Over the past 50 years, changes in the climate have occurred at an alarming rate, above and beyond what scientists consider natural. This is a fact, not a theory. Human activities have resulted in negative consequences. And it is also a fact that while poor people around the world are the least responsible for causing climate change, they are already bearing the brunt. The U.S. has historically been the world's largest contributor to climate change. What we do now will save money down the road, because the longer we delay, the worse it gets.

If we do not change our negative habits toward climate change, we can count on worldwide disruptions in food production, resulting in mass migration, refugee crises and increased conflict over scarce natural resources like water and farm land. This is a recipe for major security problems. Now is the time to act.

It's sort of like when you own a home and you discover that you have termites.

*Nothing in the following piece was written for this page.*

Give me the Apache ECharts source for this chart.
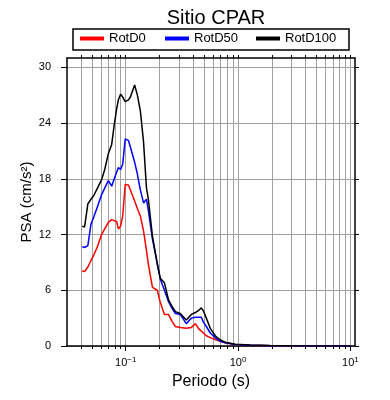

You can do nothing but you know those buggers are not going away until you act. They will keep munching at the foundation of your house until it is totally destroyed or way too expensive to even think about repairing.

We can all take pride in the fact that the U.S. has always been a world leader. On this issue we are not out there on a limb by ourselves. Even developing countries like China, Brazil, Mexico and South Africa, have demonstrated willingness to be part of the solution. The U.S. could bring all countries together around shared goals and responsibilities.

When I'm on Capitol Hill next month with several hundred of my fellow advocates at the CARE National Conference and Celebration, we hope to drive home the point to the Congress that they must commit to passing legislation that positively impacts the world's poorest and most vulnerable people. Even if we stopped all emissions today, we still need to deal with consequences of past actions, which have set in motion longer-term changes.

Investing now in safe-guarding people by helping them to adapt to climate change, will help save money and lives while building resilience. History shows that Americans believe in doing the right thing. Collectively, we activists are essential to advancing U.S. policy to help empower marginalized people to lift themselves and their communities out of poverty for good. The world can't have a global solution to climate change with U.S. action alone; and the world can't have a global solution without U.S. action. It's up to us to set the bar.